DATASET EXCERPTS:
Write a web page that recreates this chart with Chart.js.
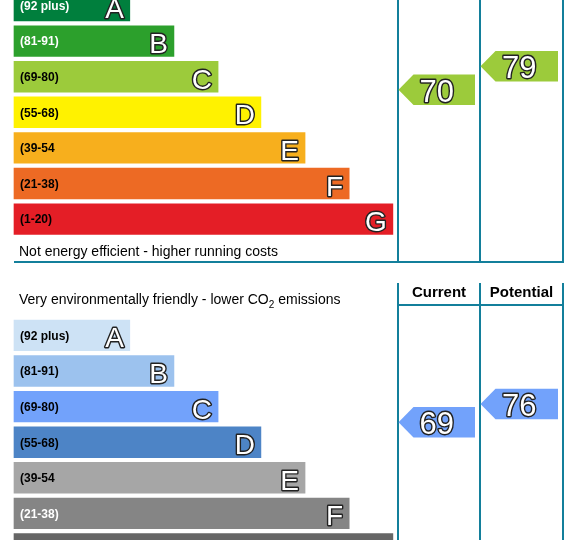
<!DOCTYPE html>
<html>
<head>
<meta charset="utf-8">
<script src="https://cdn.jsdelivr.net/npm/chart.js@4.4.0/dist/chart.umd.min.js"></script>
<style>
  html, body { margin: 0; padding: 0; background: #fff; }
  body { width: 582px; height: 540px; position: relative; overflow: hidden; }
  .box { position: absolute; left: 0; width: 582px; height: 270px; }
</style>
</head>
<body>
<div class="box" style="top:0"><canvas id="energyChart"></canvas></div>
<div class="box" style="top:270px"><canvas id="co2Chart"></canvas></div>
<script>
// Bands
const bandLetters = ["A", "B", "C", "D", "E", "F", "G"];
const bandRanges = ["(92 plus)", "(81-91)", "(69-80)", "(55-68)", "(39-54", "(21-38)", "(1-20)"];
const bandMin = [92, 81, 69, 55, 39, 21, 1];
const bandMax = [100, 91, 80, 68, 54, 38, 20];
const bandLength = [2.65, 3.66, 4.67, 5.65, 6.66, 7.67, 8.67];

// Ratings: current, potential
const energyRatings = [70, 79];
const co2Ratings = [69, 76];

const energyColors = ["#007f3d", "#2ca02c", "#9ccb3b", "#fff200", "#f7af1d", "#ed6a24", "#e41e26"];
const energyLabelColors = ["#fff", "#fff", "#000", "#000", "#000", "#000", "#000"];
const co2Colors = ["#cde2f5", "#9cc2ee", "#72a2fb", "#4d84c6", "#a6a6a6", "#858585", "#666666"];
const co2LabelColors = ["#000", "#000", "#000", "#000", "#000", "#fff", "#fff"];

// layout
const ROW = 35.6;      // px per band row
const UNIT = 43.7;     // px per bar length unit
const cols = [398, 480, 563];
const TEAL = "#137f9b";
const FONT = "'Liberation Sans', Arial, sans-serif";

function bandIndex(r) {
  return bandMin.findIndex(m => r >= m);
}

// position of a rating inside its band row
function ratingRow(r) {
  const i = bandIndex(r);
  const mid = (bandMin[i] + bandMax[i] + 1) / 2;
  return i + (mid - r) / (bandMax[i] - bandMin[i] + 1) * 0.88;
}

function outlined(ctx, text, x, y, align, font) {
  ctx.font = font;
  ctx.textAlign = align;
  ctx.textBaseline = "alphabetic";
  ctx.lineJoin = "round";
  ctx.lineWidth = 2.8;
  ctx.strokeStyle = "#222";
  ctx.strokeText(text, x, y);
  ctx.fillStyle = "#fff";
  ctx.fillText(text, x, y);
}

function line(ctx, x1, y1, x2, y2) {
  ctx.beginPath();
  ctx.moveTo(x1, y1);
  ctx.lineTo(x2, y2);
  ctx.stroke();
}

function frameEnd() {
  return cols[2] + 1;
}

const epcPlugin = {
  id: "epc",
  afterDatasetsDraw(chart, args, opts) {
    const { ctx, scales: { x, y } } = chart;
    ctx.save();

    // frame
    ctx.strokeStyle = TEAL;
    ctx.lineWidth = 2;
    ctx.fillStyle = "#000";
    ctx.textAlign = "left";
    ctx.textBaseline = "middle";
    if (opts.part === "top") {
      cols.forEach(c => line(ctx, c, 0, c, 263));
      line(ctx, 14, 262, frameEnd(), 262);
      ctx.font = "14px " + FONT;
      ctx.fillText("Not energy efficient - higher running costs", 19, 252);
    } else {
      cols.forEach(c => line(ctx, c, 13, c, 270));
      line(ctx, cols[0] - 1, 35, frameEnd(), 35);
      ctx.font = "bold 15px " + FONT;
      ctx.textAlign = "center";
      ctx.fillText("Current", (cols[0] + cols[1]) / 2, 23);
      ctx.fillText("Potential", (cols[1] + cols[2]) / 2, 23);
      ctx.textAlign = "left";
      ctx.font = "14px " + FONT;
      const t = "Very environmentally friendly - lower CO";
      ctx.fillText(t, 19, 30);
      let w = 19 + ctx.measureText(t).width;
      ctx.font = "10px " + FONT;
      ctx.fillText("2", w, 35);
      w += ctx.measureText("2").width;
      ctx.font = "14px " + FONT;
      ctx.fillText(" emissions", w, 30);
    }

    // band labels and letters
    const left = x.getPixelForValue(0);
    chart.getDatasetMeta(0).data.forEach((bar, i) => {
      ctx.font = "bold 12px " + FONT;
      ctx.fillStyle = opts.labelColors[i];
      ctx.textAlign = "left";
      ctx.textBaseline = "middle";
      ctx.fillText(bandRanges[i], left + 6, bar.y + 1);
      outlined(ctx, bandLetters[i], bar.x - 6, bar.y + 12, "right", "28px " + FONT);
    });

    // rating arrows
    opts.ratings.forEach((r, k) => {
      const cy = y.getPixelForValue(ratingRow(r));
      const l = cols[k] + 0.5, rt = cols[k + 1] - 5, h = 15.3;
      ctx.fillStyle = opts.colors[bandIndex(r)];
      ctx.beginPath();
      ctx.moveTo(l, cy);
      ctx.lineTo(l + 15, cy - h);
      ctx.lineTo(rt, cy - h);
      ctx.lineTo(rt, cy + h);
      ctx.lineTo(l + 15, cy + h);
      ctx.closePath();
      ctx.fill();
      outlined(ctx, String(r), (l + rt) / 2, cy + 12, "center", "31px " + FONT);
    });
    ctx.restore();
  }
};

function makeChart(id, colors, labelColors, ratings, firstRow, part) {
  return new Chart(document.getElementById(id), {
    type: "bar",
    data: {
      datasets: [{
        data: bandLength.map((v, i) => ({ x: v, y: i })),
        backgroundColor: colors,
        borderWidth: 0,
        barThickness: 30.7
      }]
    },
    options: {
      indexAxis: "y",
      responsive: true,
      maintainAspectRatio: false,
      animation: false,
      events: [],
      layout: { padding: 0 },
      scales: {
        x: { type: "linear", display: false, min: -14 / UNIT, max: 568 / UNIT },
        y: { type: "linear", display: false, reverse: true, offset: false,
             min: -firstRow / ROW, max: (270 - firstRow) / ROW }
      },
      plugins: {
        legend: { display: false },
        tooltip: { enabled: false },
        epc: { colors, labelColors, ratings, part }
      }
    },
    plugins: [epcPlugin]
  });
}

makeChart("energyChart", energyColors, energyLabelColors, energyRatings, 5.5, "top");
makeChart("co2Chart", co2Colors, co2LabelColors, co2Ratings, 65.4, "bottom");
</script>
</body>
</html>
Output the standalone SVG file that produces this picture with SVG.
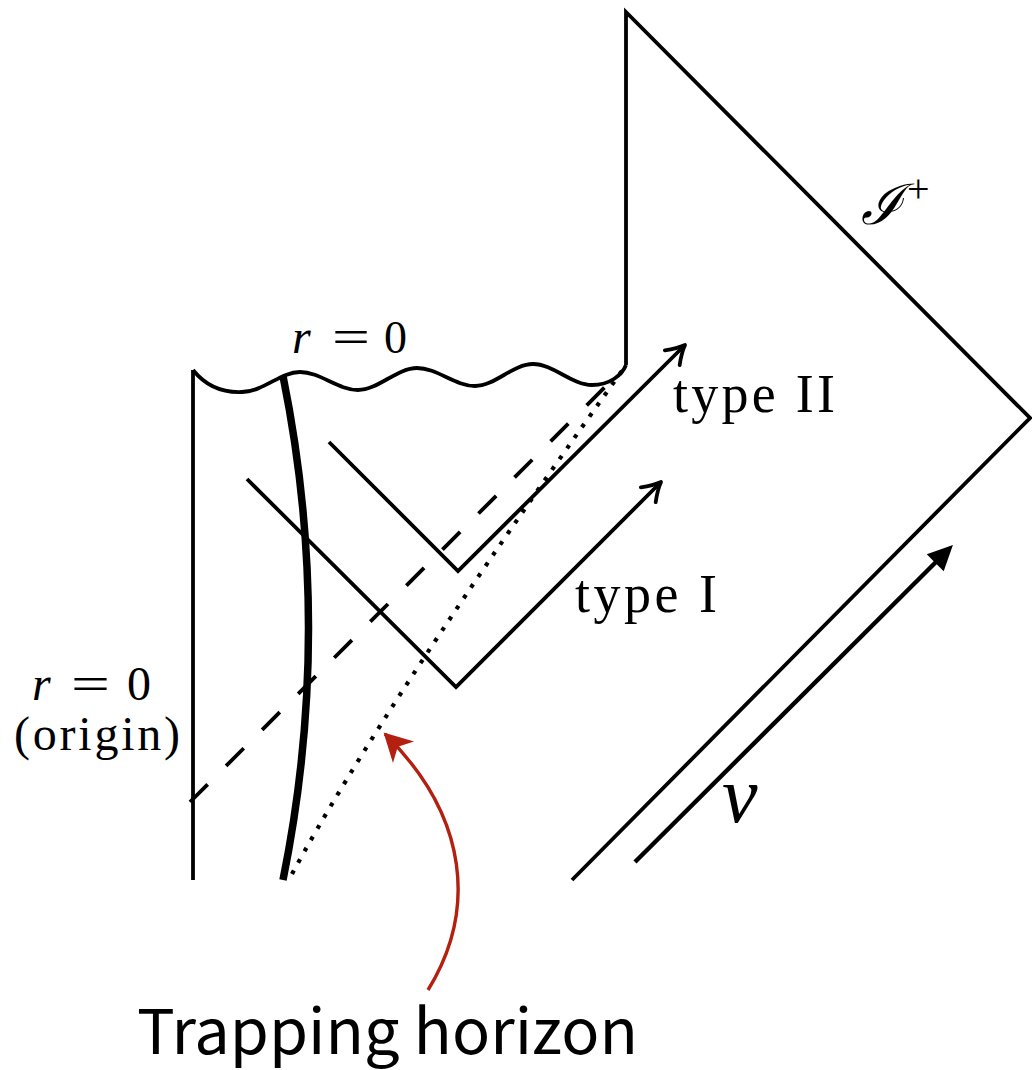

THE REQUEST: Extract the lines exactly, please: the first line of the listing, the line with "const bandLength = [2.65, 3.66, 4.67, 5.65, 6.66, 7.67, 8.67];", and every line between them, but no pictures.

SOLUTION BELOW:
Write a web page that recreates this chart with Chart.js.
<!DOCTYPE html>
<html>
<head>
<meta charset="utf-8">
<script src="https://cdn.jsdelivr.net/npm/chart.js@4.4.0/dist/chart.umd.min.js"></script>
<style>
  html, body { margin: 0; padding: 0; background: #fff; }
  body { width: 582px; height: 540px; position: relative; overflow: hidden; }
  .box { position: absolute; left: 0; width: 582px; height: 270px; }
</style>
</head>
<body>
<div class="box" style="top:0"><canvas id="energyChart"></canvas></div>
<div class="box" style="top:270px"><canvas id="co2Chart"></canvas></div>
<script>
// Bands
const bandLetters = ["A", "B", "C", "D", "E", "F", "G"];
const bandRanges = ["(92 plus)", "(81-91)", "(69-80)", "(55-68)", "(39-54", "(21-38)", "(1-20)"];
const bandMin = [92, 81, 69, 55, 39, 21, 1];
const bandMax = [100, 91, 80, 68, 54, 38, 20];
const bandLength = [2.65, 3.66, 4.67, 5.65, 6.66, 7.67, 8.67];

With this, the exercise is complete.